* REQUIRED WORK *
Please write out the lines of the data exactly, beginning with the first and ending with the line containing "const concXMinor = [0.05, 0.05, 0.02, 0.02, 0.05, 0.05];"; leave the pictures behind.

* * * * * * * * *

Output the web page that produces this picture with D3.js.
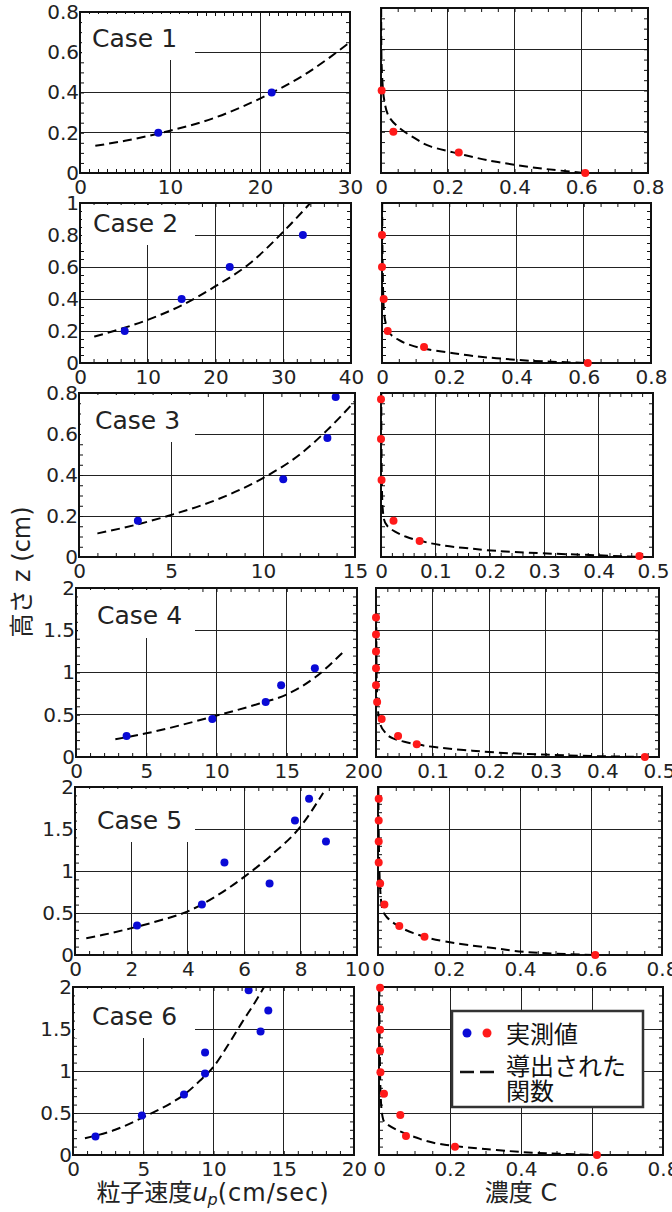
<!DOCTYPE html>
<html>
<head>
<meta charset="utf-8">
<script src="https://cdn.jsdelivr.net/npm/d3@7"></script>
<style>
  body { margin: 0; background: #fff; }
  svg { display: block; font-family: "DejaVu Sans", "Noto Sans CJK JP", sans-serif; }
</style>
</head>
<body>
<svg id="chart" width="672" height="1212"></svg>
<script>
// ---- values ----
const caseNames = ["Case 1", "Case 2", "Case 3", "Case 4", "Case 5", "Case 6"];

// left column: particle velocity u_p (cm/sec) vs height z (cm)
const velXMax   = [30, 40, 15, 20, 10, 20];
const velXMajor = [10, 10, 5, 5, 2, 5];
const velXMinor = [1, 2, 1, 1, 0.5, 1];

// shared height axis
const zMax   = [0.8, 1, 0.8, 2, 2, 2];
const zMajor = [0.2, 0.2, 0.2, 0.5, 0.5, 0.5];
const zMinor = [0.05, 0.05, 0.05, 0.1, 0.1, 0.1];

// right column: concentration C
const concXMax   = [0.8, 0.8, 0.5, 0.5, 0.8, 0.8];
const concXMajor = [0.2, 0.2, 0.1, 0.1, 0.2, 0.2];
const concXMinor = [0.05, 0.05, 0.02, 0.02, 0.05, 0.05];

// measured velocity [u_p, z]
const velPoints = [
  [[8.7, 0.20], [21.3, 0.40]],
  [[6.6, 0.20], [15.0, 0.40], [22.1, 0.60], [32.9, 0.80]],
  [[3.2, 0.177], [11.1, 0.379], [13.5, 0.58], [13.95, 0.78]],
  [[3.6, 0.25], [9.7, 0.45], [13.5, 0.65], [14.6, 0.85], [17.0, 1.05]],
  [[2.2, 0.35], [4.5, 0.60], [5.3, 1.10], [6.9, 0.85], [7.8, 1.60], [8.3, 1.86], [8.9, 1.35]],
  [[1.6, 0.22], [4.9, 0.47], [7.9, 0.72], [9.4, 0.97], [9.4, 1.22], [12.5, 1.96], [13.35, 1.47], [13.9, 1.72]]
];

// derived velocity function [u_p, z]
const velFit = [
  [[1.7, 0.135], [5, 0.16], [10, 0.21], [15, 0.275], [20, 0.37], [25, 0.49], [30, 0.65]],
  [[2.1, 0.165], [5, 0.2], [10, 0.27], [15, 0.36], [20, 0.48], [25, 0.62], [30, 0.82], [34, 1.0]],
  [[1.0, 0.115], [3, 0.155], [5, 0.205], [7.5, 0.28], [10, 0.385], [12, 0.5], [13.5, 0.62], [15, 0.76]],
  [[2.8, 0.21], [5, 0.28], [10, 0.49], [13, 0.63], [15, 0.74], [17, 0.94], [19, 1.24]],
  [[0.4, 0.2], [1, 0.24], [2, 0.32], [3, 0.41], [4, 0.52], [5, 0.7], [6, 0.93], [7, 1.2], [8, 1.53], [8.8, 1.93]],
  [[0.85, 0.2], [3, 0.3], [5, 0.45], [7, 0.62], [8, 0.73], [9, 0.88], [10, 1.05], [11, 1.3], [12, 1.57], [13, 1.83], [13.6, 2.0]]
];

// measured concentration [C, z]
const concPoints = [
  [[0.002, 0.40], [0.037, 0.20], [0.233, 0.10], [0.612, 0.0]],
  [[0.0, 0.80], [0.0, 0.60], [0.005, 0.40], [0.017, 0.20], [0.125, 0.10], [0.612, 0.0]],
  [[0.0, 0.77], [0.0, 0.576], [0.001, 0.376], [0.023, 0.177], [0.071, 0.078], [0.475, 0.005]],
  [[0, 1.65], [0, 1.45], [0, 1.25], [0, 1.05], [0, 0.85], [0.002, 0.65], [0.010, 0.45], [0.039, 0.25], [0.072, 0.15], [0.475, 0.0]],
  [[0.002, 1.86], [0.002, 1.6], [0.002, 1.35], [0.002, 1.1], [0.006, 0.85], [0.018, 0.6], [0.06, 0.345], [0.131, 0.218], [0.612, 0.0]],
  [[0.003, 1.99], [0.003, 1.74], [0.003, 1.49], [0.003, 1.24], [0.004, 0.985], [0.014, 0.73], [0.06, 0.476], [0.076, 0.226], [0.214, 0.099], [0.614, 0.0]]
];

// derived concentration function [C, z]
const concFit = [
  [[0.0005, 0.8], [0.001, 0.6], [0.004, 0.45], [0.01, 0.35], [0.025, 0.27], [0.05, 0.225], [0.1, 0.17], [0.15, 0.128], [0.23, 0.095], [0.35, 0.053], [0.49, 0.02], [0.61, 0.0]],
  [[0.0005, 1.0], [0.002, 0.6], [0.005, 0.35], [0.012, 0.24], [0.025, 0.18], [0.045, 0.15], [0.08, 0.115], [0.125, 0.09], [0.19, 0.068], [0.34, 0.03], [0.48, 0.01], [0.61, 0.0]],
  [[0.0005, 0.8], [0.001, 0.5], [0.002, 0.3], [0.005, 0.19], [0.012, 0.15], [0.025, 0.125], [0.045, 0.1], [0.07, 0.08], [0.15, 0.045], [0.27, 0.021], [0.4, 0.008], [0.475, 0.0]],
  [[0.0005, 1.7], [0.001, 1.0], [0.003, 0.6], [0.007, 0.4], [0.015, 0.3], [0.03, 0.22], [0.05, 0.18], [0.072, 0.15], [0.1, 0.12], [0.155, 0.083], [0.27, 0.035], [0.39, 0.01], [0.475, 0.0]],
  [[0.001, 2.0], [0.003, 1.2], [0.006, 0.8], [0.012, 0.55], [0.025, 0.45], [0.053, 0.357], [0.1, 0.26], [0.19, 0.16], [0.33, 0.08], [0.475, 0.02], [0.61, 0.0]],
  [[0.001, 2.0], [0.003, 1.0], [0.006, 0.6], [0.012, 0.42], [0.05, 0.3], [0.1, 0.215], [0.19, 0.12], [0.33, 0.06], [0.47, 0.02], [0.61, 0.0]]
];

// ---- layout (pixels) ----
const leftFrames = [
  {x: 80, y: 12,  w: 270, h: 161},
  {x: 80, y: 203, w: 271, h: 160},
  {x: 79, y: 393, w: 276, h: 164},
  {x: 76, y: 588, w: 281, h: 169},
  {x: 75, y: 787, w: 282, h: 168},
  {x: 73, y: 987, w: 281, h: 168}
];
const rightFrames = [
  {x: 381, y: 8,   w: 267, h: 165},
  {x: 382, y: 203, w: 269, h: 160},
  {x: 381, y: 393, w: 272, h: 164},
  {x: 376, y: 588, w: 283, h: 169},
  {x: 378, y: 787, w: 284, h: 168},
  {x: 379, y: 987, w: 284, h: 168}
];
const labelBoxH   = [48, 42, 49, 50, 55, 51];
const labelTextX  = [92, 93, 95, 97, 97, 92];
const labelBaseDy = [35, 29, 36, 36, 42, 38];

const blue = "#0a0ad6", red = "#ff1a1a";
const svg = d3.select("#chart");
const defs = svg.append("defs");

const steps = (max, step) =>
  d3.range(0, Math.round(max / step) + 1).map(i => +(i * step).toFixed(6));
const fmt = v => String(v);

function drawPanel(id, f, xMax, xMaj, xMin, yMax, yMaj, yMin, showY) {
  const x = d3.scaleLinear().domain([0, xMax]).range([f.x, f.x + f.w]);
  const y = d3.scaleLinear().domain([0, yMax]).range([f.y + f.h, f.y]);
  const g = svg.append("g");

  defs.append("clipPath").attr("id", id)
    .append("rect").attr("x", f.x).attr("y", f.y).attr("width", f.w).attr("height", f.h);

  const xMajors = steps(xMax, xMaj), yMajors = steps(yMax, yMaj);

  // grid
  const grid = g.append("g").attr("stroke", "#222").attr("stroke-width", 1).attr("shape-rendering", "crispEdges");
  grid.selectAll("line.v").data(xMajors.slice(1, -1)).join("line")
    .attr("x1", d => x(d)).attr("x2", d => x(d)).attr("y1", f.y).attr("y2", f.y + f.h);
  grid.selectAll("line.h").data(yMajors.slice(1, -1)).join("line")
    .attr("y1", d => y(d)).attr("y2", d => y(d)).attr("x1", f.x).attr("x2", f.x + f.w);

  // minor ticks on all four sides, pointing inward
  const tick = (axis, tr) => {
    const a = g.append("g").attr("transform", tr).call(axis);
    a.select(".domain").remove();
    a.selectAll("line").attr("stroke", "#111");
    return a;
  };
  const xm = steps(xMax, xMin), ym = steps(yMax, yMin);
  tick(d3.axisBottom(x).tickValues(xm).tickSize(-4).tickFormat(""), `translate(0,${f.y + f.h})`);
  tick(d3.axisTop(x).tickValues(xm).tickSize(-4).tickFormat(""), `translate(0,${f.y})`);
  tick(d3.axisLeft(y).tickValues(ym).tickSize(-4).tickFormat(""), `translate(${f.x},0)`);
  tick(d3.axisRight(y).tickValues(ym).tickSize(-4).tickFormat(""), `translate(${f.x + f.w},0)`);

  // tick labels
  const xl = tick(d3.axisBottom(x).tickValues(xMajors).tickSize(0).tickPadding(7).tickFormat(fmt),
    `translate(0,${f.y + f.h})`);
  xl.attr("font-size", 20).attr("font-family", null).selectAll("text").attr("fill", "#222");
  if (showY) {
    const yl = tick(d3.axisLeft(y).tickValues(yMajors).tickSize(0).tickPadding(1).tickFormat(fmt),
      `translate(${f.x},0)`);
    yl.attr("font-size", 20).attr("font-family", null).selectAll("text").attr("fill", "#222");
  }
  return {g, x, y};
}

const line = (x, y) => d3.line().x(d => x(d[0])).y(d => y(d[1])).curve(d3.curveMonotoneY);

caseNames.forEach((name, i) => {
  // ---- velocity panel ----
  const L = leftFrames[i];
  const p = drawPanel("clipL" + i, L, velXMax[i], velXMajor[i], velXMinor[i], zMax[i], zMajor[i], zMinor[i], true);

  // case label with white backing
  p.g.append("rect").attr("x", L.x + 2).attr("y", L.y + 2)
    .attr("width", 195 - L.x - 2).attr("height", labelBoxH[i] - 2).attr("fill", "#fff");
  p.g.append("text").attr("x", labelTextX[i]).attr("y", L.y + labelBaseDy[i])
    .attr("font-size", 25).attr("fill", "#222").text(name);

  p.g.append("path").datum(velFit[i])
    .attr("clip-path", `url(#clipL${i})`)
    .attr("d", d3.line().x(d => p.x(d[0])).y(d => p.y(d[1])).curve(d3.curveMonotoneX))
    .attr("fill", "none").attr("stroke", "#000").attr("stroke-width", 2).attr("stroke-dasharray", "9,5");
  p.g.selectAll("circle").data(velPoints[i]).join("circle")
    .attr("cx", d => p.x(d[0])).attr("cy", d => p.y(d[1])).attr("r", 4).attr("fill", blue);
  p.g.append("rect").attr("x", L.x).attr("y", L.y).attr("width", L.w).attr("height", L.h)
    .attr("fill", "none").attr("stroke", "#111").attr("stroke-width", 2);

  // ---- concentration panel ----
  const R = rightFrames[i];
  const q = drawPanel("clipR" + i, R, concXMax[i], concXMajor[i], concXMinor[i], zMax[i], zMajor[i], zMinor[i], false);
  q.g.append("rect").attr("x", R.x).attr("y", R.y).attr("width", R.w).attr("height", R.h)
    .attr("fill", "none").attr("stroke", "#111").attr("stroke-width", 2);
  q.g.append("path").datum(concFit[i])
    .attr("clip-path", `url(#clipR${i})`)
    .attr("d", line(q.x, q.y))
    .attr("fill", "none").attr("stroke", "#000").attr("stroke-width", 2).attr("stroke-dasharray", "9,5");
  q.g.selectAll("circle").data(concPoints[i]).join("circle")
    .attr("cx", d => q.x(d[0])).attr("cy", d => q.y(d[1])).attr("r", 4).attr("fill", red);
});

// ---- legend (inside Case 6 concentration panel) ----
const lg = svg.append("g");
lg.append("rect").attr("x", 452).attr("y", 1011).attr("width", 191).attr("height", 96)
  .attr("fill", "#fff").attr("stroke", "#333").attr("stroke-width", 2.5);
lg.append("circle").attr("cx", 467).attr("cy", 1033).attr("r", 4.5).attr("fill", blue);
lg.append("circle").attr("cx", 487).attr("cy", 1033).attr("r", 4.5).attr("fill", red);
lg.append("line").attr("x1", 460).attr("x2", 494).attr("y1", 1072).attr("y2", 1072)
  .attr("stroke", "#111").attr("stroke-width", 2.5).attr("stroke-dasharray", "14,6");
const lt = lg.append("g").attr("font-size", 24).attr("fill", "#111")
  .attr("font-family", "'Noto Sans CJK JP', sans-serif");
lt.append("text").attr("x", 506).attr("y", 1043).text("実測値");
lt.append("text").attr("x", 506).attr("y", 1075).text("導出された");
lt.append("text").attr("x", 506).attr("y", 1100).text("関数");

// ---- axis titles ----
svg.append("text")
  .attr("transform", "translate(30,572) rotate(-90)")
  .attr("text-anchor", "middle").attr("font-size", 24).attr("fill", "#222")
  .text("高さ z (cm)");

const xt = svg.append("text").attr("x", 213).attr("y", 1201)
  .attr("text-anchor", "middle").attr("font-size", 24).attr("fill", "#222");
xt.append("tspan").text("粒子速度");
xt.append("tspan").attr("font-style", "italic").text("u");
xt.append("tspan").attr("font-size", 16).attr("dy", 4).attr("font-style", "italic").text("p");
xt.append("tspan").attr("dy", -4).attr("letter-spacing", 1).text("(cm/sec)");

svg.append("text").attr("x", 521).attr("y", 1201)
  .attr("text-anchor", "middle").attr("font-size", 24).attr("fill", "#222")
  .text("濃度 C");
</script>
</body>
</html>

* * * * * * * * *

* COMPLETED EXERCISE *
Output the web page that produces this picture with D3.js.
<!DOCTYPE html>
<html>
<head>
<meta charset="utf-8">
<script src="https://cdn.jsdelivr.net/npm/d3@7"></script>
<style>
  body { margin: 0; background: #fff; }
  svg { display: block; font-family: "DejaVu Sans", "Noto Sans CJK JP", sans-serif; }
</style>
</head>
<body>
<svg id="chart" width="672" height="1212"></svg>
<script>
// ---- values ----
const caseNames = ["Case 1", "Case 2", "Case 3", "Case 4", "Case 5", "Case 6"];

// left column: particle velocity u_p (cm/sec) vs height z (cm)
const velXMax   = [30, 40, 15, 20, 10, 20];
const velXMajor = [10, 10, 5, 5, 2, 5];
const velXMinor = [1, 2, 1, 1, 0.5, 1];

// shared height axis
const zMax   = [0.8, 1, 0.8, 2, 2, 2];
const zMajor = [0.2, 0.2, 0.2, 0.5, 0.5, 0.5];
const zMinor = [0.05, 0.05, 0.05, 0.1, 0.1, 0.1];

// right column: concentration C
const concXMax   = [0.8, 0.8, 0.5, 0.5, 0.8, 0.8];
const concXMajor = [0.2, 0.2, 0.1, 0.1, 0.2, 0.2];
const concXMinor = [0.05, 0.05, 0.02, 0.02, 0.05, 0.05];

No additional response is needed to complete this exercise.